Code that draws figures:
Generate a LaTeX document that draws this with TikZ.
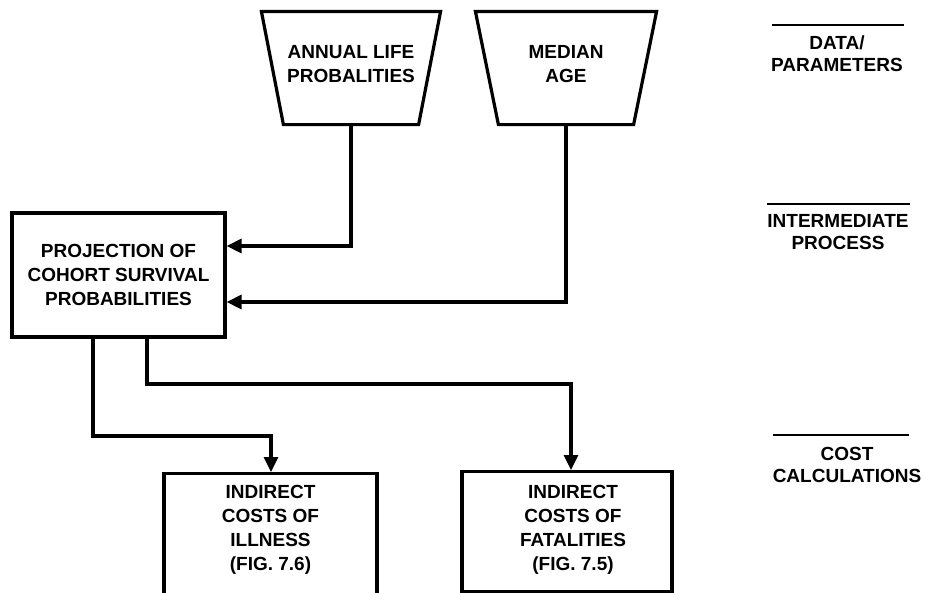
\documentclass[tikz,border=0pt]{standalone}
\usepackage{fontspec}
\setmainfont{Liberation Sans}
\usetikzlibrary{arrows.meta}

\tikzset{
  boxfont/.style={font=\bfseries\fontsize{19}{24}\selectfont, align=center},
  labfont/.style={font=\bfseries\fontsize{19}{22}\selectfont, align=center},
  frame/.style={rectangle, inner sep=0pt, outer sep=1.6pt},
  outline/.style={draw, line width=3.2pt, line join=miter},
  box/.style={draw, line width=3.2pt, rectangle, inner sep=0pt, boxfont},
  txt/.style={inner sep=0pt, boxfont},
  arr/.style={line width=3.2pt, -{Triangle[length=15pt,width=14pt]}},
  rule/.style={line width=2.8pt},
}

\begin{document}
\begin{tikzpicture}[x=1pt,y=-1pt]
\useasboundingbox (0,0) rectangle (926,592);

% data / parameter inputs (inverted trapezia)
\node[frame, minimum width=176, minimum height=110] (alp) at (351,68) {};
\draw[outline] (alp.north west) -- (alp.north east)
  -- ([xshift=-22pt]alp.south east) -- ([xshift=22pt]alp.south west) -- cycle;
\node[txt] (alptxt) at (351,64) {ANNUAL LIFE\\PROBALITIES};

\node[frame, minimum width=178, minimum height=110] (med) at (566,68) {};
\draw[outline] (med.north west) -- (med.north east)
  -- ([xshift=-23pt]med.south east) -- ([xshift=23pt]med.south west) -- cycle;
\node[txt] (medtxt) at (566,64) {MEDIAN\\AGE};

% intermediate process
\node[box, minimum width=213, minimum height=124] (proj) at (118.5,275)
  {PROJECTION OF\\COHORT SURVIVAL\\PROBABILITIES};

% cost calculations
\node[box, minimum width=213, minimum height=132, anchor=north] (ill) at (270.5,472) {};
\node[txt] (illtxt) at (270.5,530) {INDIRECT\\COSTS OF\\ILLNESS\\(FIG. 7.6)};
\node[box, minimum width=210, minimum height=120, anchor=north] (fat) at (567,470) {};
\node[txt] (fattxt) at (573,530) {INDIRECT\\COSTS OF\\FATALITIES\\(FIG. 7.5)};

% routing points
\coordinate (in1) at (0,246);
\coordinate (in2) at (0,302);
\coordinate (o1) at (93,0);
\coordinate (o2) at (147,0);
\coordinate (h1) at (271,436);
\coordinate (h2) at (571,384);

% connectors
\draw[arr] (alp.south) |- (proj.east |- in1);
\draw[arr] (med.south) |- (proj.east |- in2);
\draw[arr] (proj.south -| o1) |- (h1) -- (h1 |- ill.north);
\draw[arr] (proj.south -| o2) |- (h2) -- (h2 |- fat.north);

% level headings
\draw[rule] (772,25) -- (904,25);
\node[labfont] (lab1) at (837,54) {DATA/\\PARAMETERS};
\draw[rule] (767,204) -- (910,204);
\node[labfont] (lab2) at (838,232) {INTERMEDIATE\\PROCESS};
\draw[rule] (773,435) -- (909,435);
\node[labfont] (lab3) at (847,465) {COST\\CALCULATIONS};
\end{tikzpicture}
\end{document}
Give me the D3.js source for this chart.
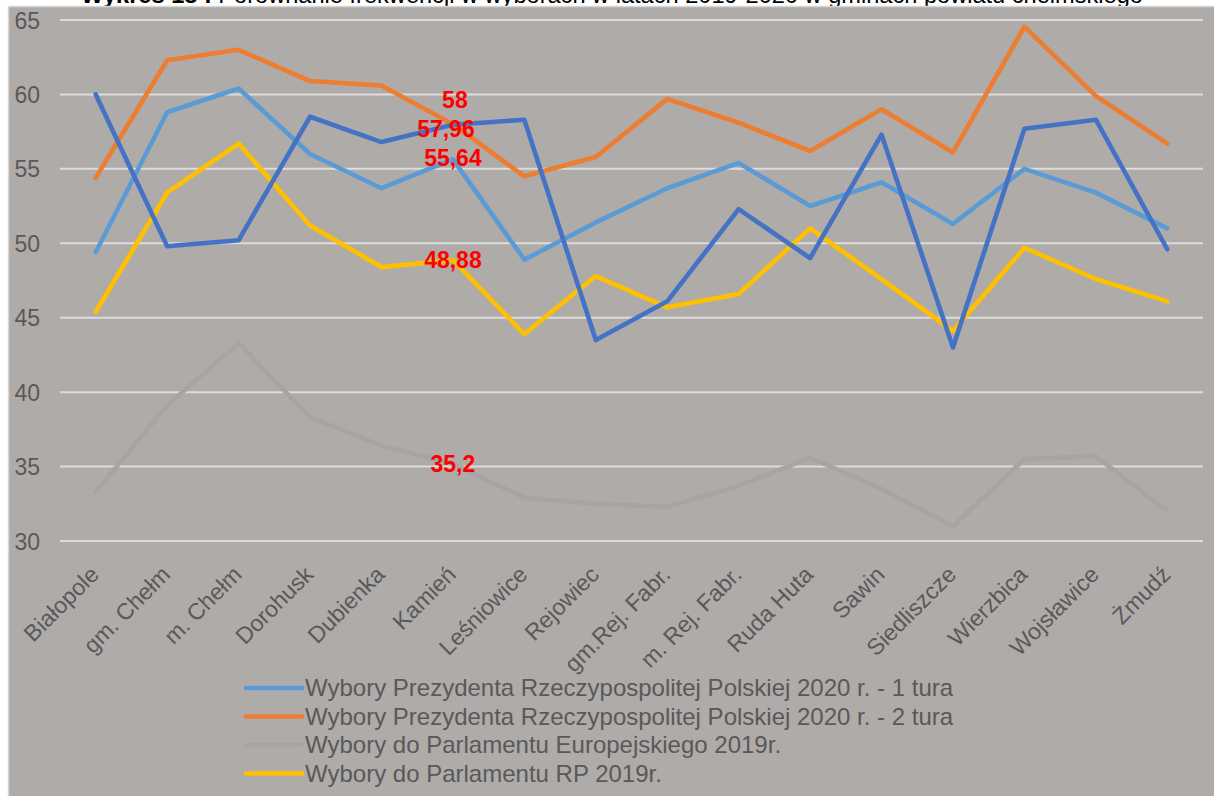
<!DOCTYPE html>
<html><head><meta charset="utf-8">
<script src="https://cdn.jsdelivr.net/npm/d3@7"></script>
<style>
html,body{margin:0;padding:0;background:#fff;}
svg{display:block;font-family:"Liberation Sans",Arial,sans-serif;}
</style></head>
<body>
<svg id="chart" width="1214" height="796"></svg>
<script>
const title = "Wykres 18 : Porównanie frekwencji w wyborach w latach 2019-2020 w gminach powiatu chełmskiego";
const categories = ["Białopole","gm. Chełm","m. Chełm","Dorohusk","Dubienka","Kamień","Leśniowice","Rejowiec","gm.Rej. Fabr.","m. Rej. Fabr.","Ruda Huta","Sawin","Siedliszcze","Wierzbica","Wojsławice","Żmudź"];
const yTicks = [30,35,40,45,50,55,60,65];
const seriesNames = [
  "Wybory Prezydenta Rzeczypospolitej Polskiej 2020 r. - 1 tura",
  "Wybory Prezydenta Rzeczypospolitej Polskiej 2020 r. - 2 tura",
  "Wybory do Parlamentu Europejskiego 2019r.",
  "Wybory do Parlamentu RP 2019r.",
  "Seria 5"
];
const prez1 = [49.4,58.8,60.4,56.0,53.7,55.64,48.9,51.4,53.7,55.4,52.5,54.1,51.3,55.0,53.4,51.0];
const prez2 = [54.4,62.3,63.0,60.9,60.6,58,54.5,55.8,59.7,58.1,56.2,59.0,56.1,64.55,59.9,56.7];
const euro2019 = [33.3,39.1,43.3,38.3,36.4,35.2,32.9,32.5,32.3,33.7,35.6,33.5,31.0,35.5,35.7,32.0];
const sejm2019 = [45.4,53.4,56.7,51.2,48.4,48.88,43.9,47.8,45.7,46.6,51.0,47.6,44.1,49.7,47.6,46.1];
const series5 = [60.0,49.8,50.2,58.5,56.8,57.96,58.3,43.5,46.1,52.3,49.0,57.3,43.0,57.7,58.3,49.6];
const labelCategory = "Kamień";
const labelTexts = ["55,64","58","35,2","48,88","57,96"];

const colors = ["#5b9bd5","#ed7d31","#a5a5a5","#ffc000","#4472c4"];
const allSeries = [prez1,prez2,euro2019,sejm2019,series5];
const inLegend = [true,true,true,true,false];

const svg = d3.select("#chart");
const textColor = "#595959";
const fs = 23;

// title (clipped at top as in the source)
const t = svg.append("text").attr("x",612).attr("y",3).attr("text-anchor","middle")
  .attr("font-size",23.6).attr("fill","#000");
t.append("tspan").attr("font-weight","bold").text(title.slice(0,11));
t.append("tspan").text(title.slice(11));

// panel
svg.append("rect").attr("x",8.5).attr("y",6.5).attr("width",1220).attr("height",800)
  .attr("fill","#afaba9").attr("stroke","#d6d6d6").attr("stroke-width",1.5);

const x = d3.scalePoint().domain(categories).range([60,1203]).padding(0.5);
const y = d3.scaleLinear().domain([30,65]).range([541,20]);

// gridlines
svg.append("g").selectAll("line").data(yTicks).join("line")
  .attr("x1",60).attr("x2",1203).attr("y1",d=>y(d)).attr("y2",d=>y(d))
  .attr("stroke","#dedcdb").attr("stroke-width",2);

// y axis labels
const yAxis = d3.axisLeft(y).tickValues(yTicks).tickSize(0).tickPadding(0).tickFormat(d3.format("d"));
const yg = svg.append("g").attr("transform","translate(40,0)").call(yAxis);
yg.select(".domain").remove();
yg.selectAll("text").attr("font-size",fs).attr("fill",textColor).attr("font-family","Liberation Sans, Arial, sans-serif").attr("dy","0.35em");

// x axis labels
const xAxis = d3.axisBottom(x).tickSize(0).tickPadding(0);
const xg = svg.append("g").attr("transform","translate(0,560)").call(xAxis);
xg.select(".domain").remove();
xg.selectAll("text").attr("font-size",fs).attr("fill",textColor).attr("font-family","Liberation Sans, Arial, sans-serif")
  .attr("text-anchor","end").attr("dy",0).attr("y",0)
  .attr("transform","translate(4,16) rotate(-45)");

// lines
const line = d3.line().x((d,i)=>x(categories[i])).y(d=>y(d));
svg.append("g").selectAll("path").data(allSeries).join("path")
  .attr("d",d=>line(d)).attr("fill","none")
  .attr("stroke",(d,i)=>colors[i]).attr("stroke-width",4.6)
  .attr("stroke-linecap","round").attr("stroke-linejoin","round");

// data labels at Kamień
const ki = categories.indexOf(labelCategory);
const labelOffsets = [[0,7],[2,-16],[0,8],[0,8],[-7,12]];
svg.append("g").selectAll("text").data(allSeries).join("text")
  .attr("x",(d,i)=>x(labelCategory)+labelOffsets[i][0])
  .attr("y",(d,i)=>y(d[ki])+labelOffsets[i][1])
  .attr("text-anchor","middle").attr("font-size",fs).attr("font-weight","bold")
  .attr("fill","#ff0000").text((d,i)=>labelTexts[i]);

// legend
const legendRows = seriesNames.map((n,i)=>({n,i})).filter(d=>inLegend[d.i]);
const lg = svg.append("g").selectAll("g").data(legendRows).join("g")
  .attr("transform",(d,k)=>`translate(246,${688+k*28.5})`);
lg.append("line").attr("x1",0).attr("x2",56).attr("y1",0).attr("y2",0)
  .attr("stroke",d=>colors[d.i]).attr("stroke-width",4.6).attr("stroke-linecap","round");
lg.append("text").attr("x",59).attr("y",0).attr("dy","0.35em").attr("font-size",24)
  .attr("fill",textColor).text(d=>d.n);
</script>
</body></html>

TASK INSTRUCTIONS:
From the first line of the material down to the line containing "(0,0) rectangle (926,592);", inclusive, return each line exactly, skipping any picture.

TASK OUTPUT:
Generate a LaTeX document that draws this with TikZ.
\documentclass[tikz,border=0pt]{standalone}
\usepackage{fontspec}
\setmainfont{Liberation Sans}
\usetikzlibrary{arrows.meta}

\tikzset{
  boxfont/.style={font=\bfseries\fontsize{19}{24}\selectfont, align=center},
  labfont/.style={font=\bfseries\fontsize{19}{22}\selectfont, align=center},
  frame/.style={rectangle, inner sep=0pt, outer sep=1.6pt},
  outline/.style={draw, line width=3.2pt, line join=miter},
  box/.style={draw, line width=3.2pt, rectangle, inner sep=0pt, boxfont},
  txt/.style={inner sep=0pt, boxfont},
  arr/.style={line width=3.2pt, -{Triangle[length=15pt,width=14pt]}},
  rule/.style={line width=2.8pt},
}

\begin{document}
\begin{tikzpicture}[x=1pt,y=-1pt]
\useasboundingbox (0,0) rectangle (926,592);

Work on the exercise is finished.